### Objective
Lines that include the word "chart" are the ones to copy.

### Provided records
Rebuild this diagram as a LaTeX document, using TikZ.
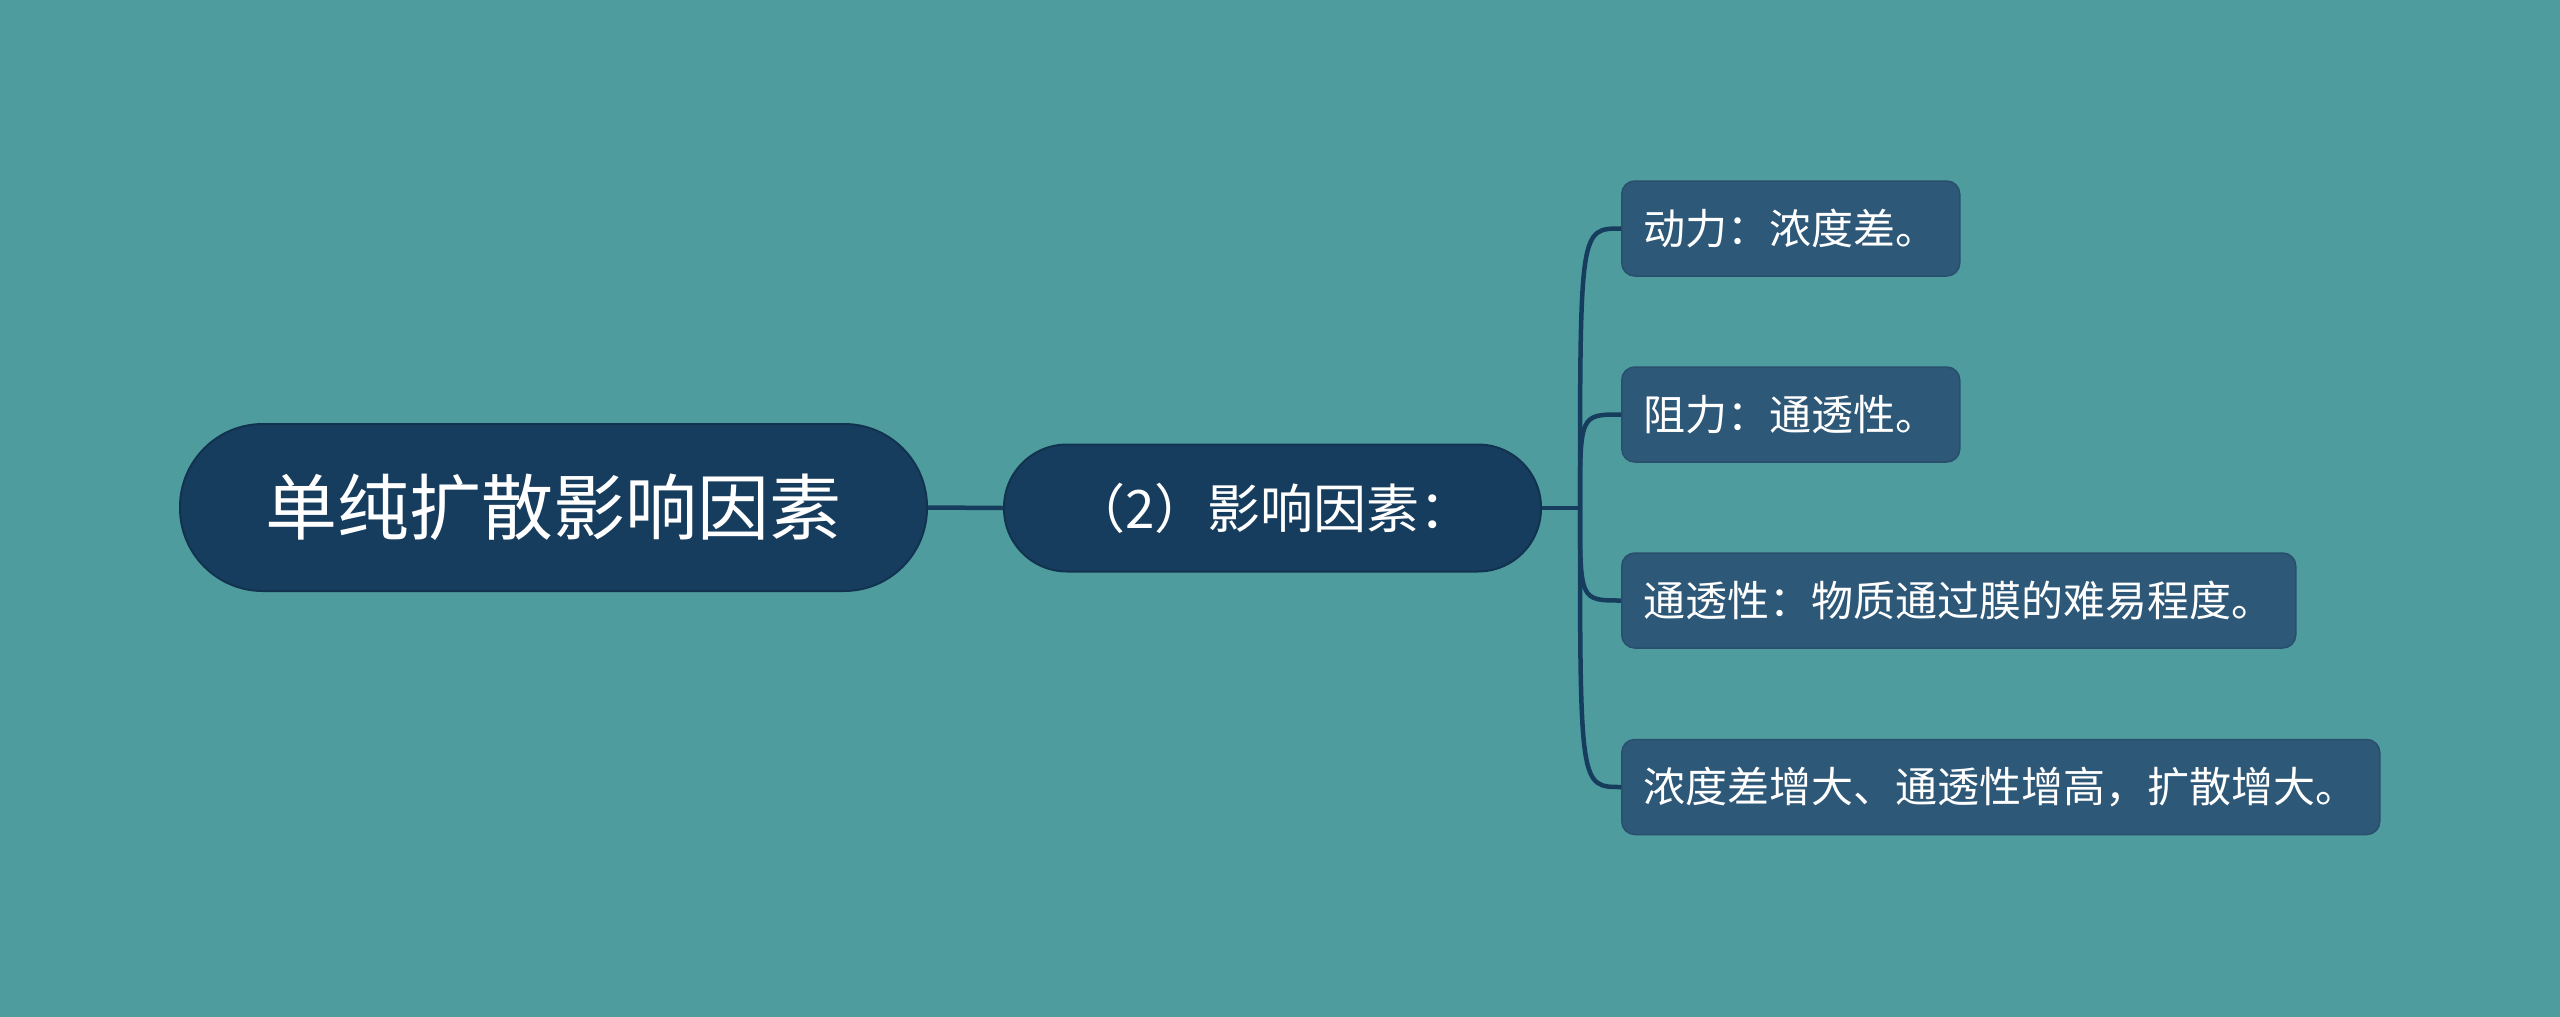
\documentclass[tikz,border=0pt]{standalone}
\usepackage{fontspec}
\setmainfont{Noto Sans CJK SC}
\definecolor{bgc}{HTML}{4E9C9D}
\definecolor{darkc}{HTML}{173D5E}
\definecolor{darkb}{HTML}{12334F}
\definecolor{leafc}{HTML}{2E5878}
\definecolor{leafb}{HTML}{294F6D}
\tikzset{
  rootbox/.style={fill=darkc, draw=darkb, line width=2pt, rounded corners=83pt,
    minimum width=747pt, minimum height=167pt, inner sep=0pt, text=white,
    font=\fontsize{72pt}{80pt}\selectfont},
  midbox/.style={fill=darkc, draw=darkb, line width=2pt, rounded corners=63pt,
    minimum width=537pt, minimum height=127pt, inner sep=0pt, text=white,
    font=\fontsize{53pt}{60pt}\selectfont},
  leafbox/.style={fill=leafc, draw=leafb, line width=1.5pt, rounded corners=13pt,
    minimum height=95pt, inner xsep=22pt, inner ysep=0pt, text=white, anchor=west,
    font=\fontsize{42pt}{48pt}\selectfont},
  conn/.style={draw=darkc, line width=4.5pt}
}
\begin{document}
\begin{tikzpicture}[x=1pt,y=-1pt]
\fill[bgc] (0,0) rectangle (2560,1017);
\useasboundingbox (0,0) rectangle (2560,1017);
\node[rootbox] (root) at (553.5,507.5) {单纯扩散影响因素};
\node[midbox] (mid) at (1272.5,508) {（2）影响因素：};
\coordinate (trunk) at (1580,508);
\node[leafbox] (l1) at (1621,228.5) {动力：浓度差。};
\node[leafbox] (l2) at (1621,414.5) {阻力：通透性。};
\node[leafbox] (l3) at (1621,600.5) {通透性：物质通过膜的难易程度。};
\node[leafbox] (l4) at (1621,787) {浓度差增大、通透性增高，扩散增大。};
\draw[conn] (root.east) -- (mid.west);
\draw[conn] (mid.east) -- (trunk);
\foreach \l in {l1,l2,l3,l4}{
  \draw[conn] (trunk) .. controls (trunk |- \l.west) .. (\l.west);
}
\end{tikzpicture}
\end{document}
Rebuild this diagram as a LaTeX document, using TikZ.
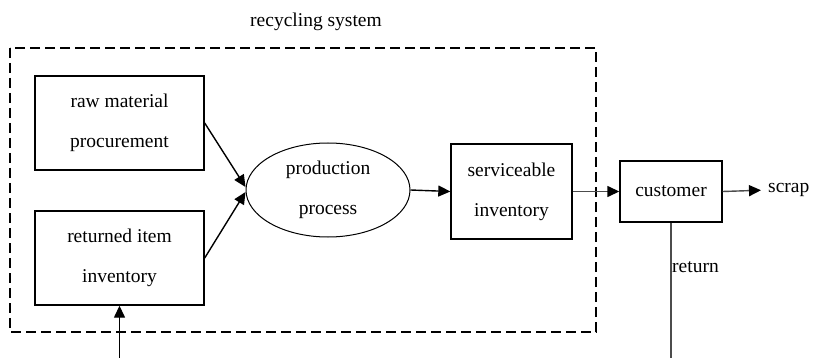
\documentclass[tikz,border=0pt]{standalone}
\usepackage{fontspec}
\setmainfont{Liberation Serif}
\usetikzlibrary{arrows.meta,shapes.geometric}
\begin{document}
\begin{tikzpicture}[x=1pt,y=-1pt,
  txt/.style={font=\fontsize{19.5}{40}\selectfont, align=center, inner sep=0pt},
  boxnode/.style={txt, draw, line width=1.4pt},
  conn/.style={line width=1.4pt, -{Triangle[length=12pt,width=11pt,color=black,fill=black]}},
  lightconn/.style={conn, draw=black!70},
]
\useasboundingbox (0,0) rectangle (813,358);
\fill[white] (0,0) rectangle (813,358);
\node[txt] (title) at (316,22) {recycling system};
\draw[line width=1.3pt, dash pattern=on 10pt off 5pt] (10,48) rectangle (596,332);
\node[boxnode, minimum width=169pt, minimum height=94pt] (raw) at (119.5,123) {raw material\\procurement};
\node[boxnode, minimum width=169pt, minimum height=94pt] (ret) at (119.5,258) {returned item\\inventory};
\node[txt, draw, ellipse, line width=1pt, minimum width=164pt, minimum height=94pt] (prod) at (328,190) {production\\process};
\node[boxnode, minimum width=121pt, minimum height=95pt] (serv) at (511.5,191.5) {serviceable\\inventory};
\node[boxnode, minimum width=102pt, minimum height=61pt] (cust) at (671,191.5) {customer};
\node[txt, anchor=west] (scrap) at (768,190) {scrap};
\node[txt, anchor=west] (retlbl) at (672,267) {return};
\coordinate (botin) at (119.5,358);
\coordinate (botout) at (671,358);
\draw[conn] (raw.east) -- ([yshift=3pt]prod.west);
\draw[conn] (ret.east) -- ([yshift=-2pt]prod.west);
\draw[conn] (prod.east) -- (serv.west);
\draw[lightconn] (serv.east) -- (cust.west);
\draw[lightconn, shorten >=7pt] (cust.east) -- (scrap.west);
\draw[line width=1.4pt, draw=black!70] (cust.south) -- (botout);
\draw[conn] (botin) -- (ret.south);
\end{tikzpicture}
\end{document}
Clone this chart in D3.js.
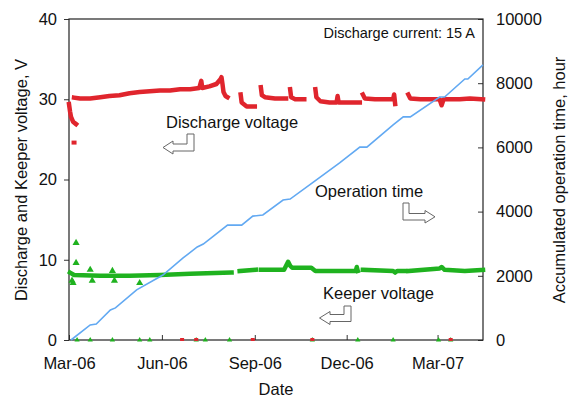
<!DOCTYPE html>
<html>
<head>
<meta charset="utf-8">
<script src="https://cdn.jsdelivr.net/npm/d3@7"></script>
<style>
  body { margin: 0; background: #fff; }
  svg { display: block; }
  text { font-family: "Liberation Sans", Arial, sans-serif; fill: #111; }
</style>
</head>
<body>
<svg id="chart" width="571" height="397"></svg>
<script>
// accumulated operation time, hour (right axis)
var operationTime = [
  ["2006-03-03", 0], ["2006-03-22", 470], ["2006-03-28", 500], ["2006-04-11", 935],
  ["2006-04-16", 1000], ["2006-05-07", 1560], ["2006-06-02", 2025], ["2006-06-22", 2555],
  ["2006-07-06", 2900], ["2006-07-12", 2990], ["2006-08-05", 3580], ["2006-08-19", 3580],
  ["2006-08-30", 3860], ["2006-09-09", 3895], ["2006-09-29", 4360], ["2006-10-06", 4390],
  ["2006-10-29", 4920], ["2006-11-24", 5515], ["2006-12-14", 6010], ["2006-12-21", 6010],
  ["2007-01-16", 6700], ["2007-01-26", 6950], ["2007-02-02", 6950], ["2007-03-03", 7570],
  ["2007-03-08", 7570], ["2007-03-28", 8130], ["2007-03-31", 8130], ["2007-04-15", 8570]
];

// discharge voltage, V (null = no data)
var dischargeVoltage = [
  ["2006-03-01", 29.4], ["2006-03-02", 28.5], ["2006-03-03", 27.8], ["2006-03-05", 27.2], ["2006-03-08", 26.9], null,
  ["2006-03-06", 30.2], ["2006-03-12", 30.1], ["2006-03-22", 30.1], ["2006-04-01", 30.25], ["2006-04-10", 30.4],
  ["2006-04-20", 30.5], ["2006-04-30", 30.75], ["2006-05-10", 30.9], ["2006-05-20", 31.0], ["2006-05-30", 31.1],
  ["2006-06-09", 31.1], ["2006-06-19", 31.25], ["2006-06-29", 31.25], ["2006-07-08", 31.4], ["2006-07-10", 32.3],
  ["2006-07-11", 31.4], ["2006-07-18", 31.6], ["2006-07-25", 31.9], ["2006-07-29", 32.5], ["2006-07-30", 32.75],
  ["2006-07-31", 31.9], ["2006-08-01", 30.9], ["2006-08-03", 30.4], ["2006-08-05", 30.25], null,
  ["2006-08-18", 30.6], ["2006-08-19", 29.6], ["2006-08-24", 29.1], ["2006-09-01", 29.1], null,
  ["2006-09-07", 31.5], ["2006-09-08", 30.5], ["2006-09-11", 30.25], ["2006-09-21", 30.1], ["2006-10-02", 30.1], null,
  ["2006-10-06", 31.25], ["2006-10-07", 30.25], ["2006-10-11", 30.0], ["2006-10-20", 30.0], null,
  ["2006-10-31", 31.25], ["2006-11-01", 30.25], ["2006-11-05", 29.75], ["2006-11-14", 29.6], ["2006-11-21", 29.6],
  ["2006-11-22", 30.4], ["2006-11-23", 29.6], ["2006-12-04", 29.6], ["2006-12-14", 29.6], null,
  ["2006-12-17", 30.6], ["2006-12-19", 30.1], ["2006-12-29", 30.0], ["2007-01-08", 30.0], ["2007-01-16", 30.0],
  ["2007-01-17", 30.6], ["2007-01-18", 29.4], null,
  ["2007-01-31", 30.6], ["2007-02-02", 30.1], ["2007-02-12", 30.0], ["2007-02-22", 30.0], ["2007-03-03", 30.0],
  ["2007-03-05", 29.25], ["2007-03-07", 30.0], ["2007-03-23", 30.0], ["2007-04-02", 30.1], ["2007-04-15", 30.0]
];
var dischargeOutliers = [["2006-03-06", 24.6]];
var dischargeZero = ["2006-06-21", "2006-07-05", "2006-08-30", "2006-10-28", "2007-03-14"];

// keeper voltage, V
var keeperVoltage = [
  ["2006-03-02", 8.4], ["2006-03-06", 8.1], ["2006-04-01", 8.0], ["2006-04-30", 8.0], ["2006-05-30", 8.1],
  ["2006-06-29", 8.25], ["2006-08-09", 8.4], null,
  ["2006-08-17", 8.6], ["2006-09-02", 8.75], null,
  ["2006-09-07", 8.75], ["2006-09-30", 8.75], ["2006-10-04", 9.75], ["2006-10-06", 9.25], ["2006-10-08", 9.0],
  ["2006-10-27", 9.0], ["2006-10-31", 8.6], ["2006-11-24", 8.6], ["2006-12-10", 8.6], ["2006-12-11", 9.1],
  ["2006-12-12", 8.6], null,
  ["2006-12-17", 8.75], ["2007-01-16", 8.6], ["2007-01-18", 8.4], ["2007-01-20", 8.6], ["2007-01-28", 8.6], null,
  ["2007-01-31", 8.6], ["2007-03-03", 8.9], ["2007-03-05", 9.1], ["2007-03-08", 8.75], ["2007-03-28", 8.6],
  ["2007-04-15", 8.75]
];
var keeperOutliers = [
  ["2006-03-08", 12.1], ["2006-03-08", 9.6], ["2006-03-05", 7.1], ["2006-03-04", 7.4], ["2006-03-22", 8.75],
  ["2006-03-24", 7.4], ["2006-04-13", 8.6], ["2006-04-15", 7.4], ["2006-05-10", 7.1]
];
var keeperZero = ["2006-03-09", "2006-03-22", "2006-04-13", "2006-05-10", "2006-05-20", "2006-07-05",
  "2006-07-14", "2006-08-07", "2006-10-28", "2006-12-12", "2007-01-16", "2007-03-02", "2007-03-14"];

var dateTicks = ["2006-03-01", "2006-06-01", "2006-09-01", "2006-12-01", "2007-03-01"];
var voltTicks = [0, 10, 20, 30, 40];
var hourTicks = [0, 2000, 4000, 6000, 8000, 10000];

var margin = {top: 19, left: 69, right: 88, bottom: 57},
	width = 571 - margin.left - margin.right,
	height = 397 - margin.top - margin.bottom;

var parse = d3.timeParse("%Y-%m-%d");
var red = "#e0252d", green = "#1fb21f", blue = "#62a9f2";

var svg = d3.select("#chart")
	.append("g")
	.attr("transform", "translate(" + margin.left + ", " + margin.top + ")");

var x = d3.scaleTime()
	.domain([parse("2006-03-01"), parse("2007-04-15")])
	.range([0, width]);
var y = d3.scaleLinear().domain([0, 40]).range([height, 0]);
var y2 = d3.scaleLinear().domain([0, 10000]).range([height, 0]);

// axes
var gx = svg.append("g")
	.attr("transform", "translate(0," + height + ")")
	.call(d3.axisBottom(x).tickValues(dateTicks.map(parse))
		.tickFormat(d3.timeFormat("%b-%y")).tickSizeInner(-5).tickSizeOuter(0).tickPadding(17));
var gy = svg.append("g")
	.call(d3.axisLeft(y).tickValues(voltTicks).tickSizeInner(5).tickSizeOuter(0).tickPadding(7));
var gy2 = svg.append("g")
	.attr("transform", "translate(" + width + ",0)")
	.call(d3.axisRight(y2).tickValues(hourTicks).tickFormat(d3.format("d"))
		.tickSizeInner(-5).tickSizeOuter(0).tickPadding(13));

[gx, gy, gy2].forEach(function(g) {
	g.select(".domain").remove();
	g.selectAll("line").attr("stroke", "#333");
	g.selectAll("text").attr("font-size", "16.5px").attr("fill", "#111")
		.attr("font-family", "'Liberation Sans', Arial, sans-serif");
});

svg.append("rect")
	.attr("width", width).attr("height", height)
	.attr("fill", "none").attr("stroke", "#222").attr("stroke-width", 1.2);

// data lines
function pt(d) { return d === null ? null : {date: parse(d[0]), v: d[1]}; }

var vLine = d3.line()
	.defined(function(d) { return d !== null; })
	.x(function(d) { return x(d.date); })
	.y(function(d) { return y(d.v); });

svg.append("path")
	.datum(keeperVoltage.map(pt))
	.attr("d", vLine)
	.attr("fill", "none").attr("stroke", green).attr("stroke-width", 4.5)
	.attr("stroke-linejoin", "round").attr("stroke-linecap", "square");

svg.selectAll(".kout")
	.data(keeperOutliers.map(pt))
	.enter()
	.append("path")
	.attr("class", "kout")
	.attr("d", d3.symbol().type(d3.symbolTriangle).size(22))
	.attr("transform", function(d) { return "translate(" + x(d.date) + "," + y(d.v) + ")"; })
	.attr("fill", green);

svg.selectAll(".kzero")
	.data(keeperZero.map(parse))
	.enter()
	.append("path")
	.attr("class", "kzero")
	.attr("d", d3.symbol().type(d3.symbolTriangle).size(12))
	.attr("transform", function(d) { return "translate(" + x(d) + "," + y(0) + ")"; })
	.attr("fill", green);

svg.append("path")
	.datum(dischargeVoltage.map(pt))
	.attr("d", vLine)
	.attr("fill", "none").attr("stroke", red).attr("stroke-width", 4.5)
	.attr("stroke-linejoin", "round").attr("stroke-linecap", "square");

svg.selectAll(".dout")
	.data(dischargeOutliers.map(pt))
	.enter()
	.append("rect")
	.attr("class", "dout")
	.attr("x", function(d) { return x(d.date) - 2.5; })
	.attr("y", function(d) { return y(d.v) - 2; })
	.attr("width", 5).attr("height", 4)
	.attr("fill", red);

svg.selectAll(".dzero")
	.data(dischargeZero.map(parse))
	.enter()
	.append("rect")
	.attr("class", "dzero")
	.attr("x", function(d) { return x(d) - 2; })
	.attr("y", y(0) - 2)
	.attr("width", 4).attr("height", 3)
	.attr("fill", red);

var hLine = d3.line()
	.x(function(d) { return x(parse(d[0])); })
	.y(function(d) { return y2(d[1]); });

svg.append("path")
	.datum(operationTime)
	.attr("d", hLine)
	.attr("fill", "none").attr("stroke", blue).attr("stroke-width", 1.6);

// axis titles
var root = d3.select("#chart");
root.append("text")
	.attr("x", 276).attr("y", 395)
	.attr("text-anchor", "middle").attr("font-size", "16.5px")
	.text("Date");
root.append("text")
	.attr("transform", "translate(27,180) rotate(-90)")
	.attr("text-anchor", "middle").attr("font-size", "16.5px")
	.text("Discharge and Keeper voltage, V");
root.append("text")
	.attr("transform", "translate(565,180) rotate(-90)")
	.attr("text-anchor", "middle").attr("font-size", "16.5px")
	.text("Accumulated operation time, hour");

// annotations
root.append("text")
	.attr("x", 475).attr("y", 38)
	.attr("text-anchor", "end").attr("font-size", "14.5px")
	.text("Discharge current: 15 A");
root.append("text").attr("x", 166).attr("y", 128).attr("font-size", "16.5px").text("Discharge voltage");
root.append("text").attr("x", 315).attr("y", 197).attr("font-size", "16.5px").text("Operation time");
root.append("text").attr("x", 323).attr("y", 299).attr("font-size", "16.5px").text("Keeper voltage");

var arrows = [
	[[187,134],[194,134],[194,151],[173,151],[173,154],[163,147.5],[173,141],[173,144],[187,144]],
	[[403,203],[409,203],[409,213.5],[425,213.5],[425,210.5],[435,216.8],[425,223],[425,220],[403,220]],
	[[344,306],[351,306],[351,321.5],[330,321.5],[330,324.5],[319.5,318],[330,311.5],[330,314.5],[344,314.5]]
];
root.selectAll(".arrow")
	.data(arrows)
	.enter()
	.append("polygon")
	.attr("class", "arrow")
	.attr("points", function(d) { return d.join(" "); })
	.attr("fill", "#fff").attr("stroke", "#666").attr("stroke-width", 1);
</script>
</body>
</html>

### Task answer
Clone this chart in D3.js.
<svg id="chart" width="571" height="397"></svg>
var svg = d3.select("#chart")
var root = d3.select("#chart");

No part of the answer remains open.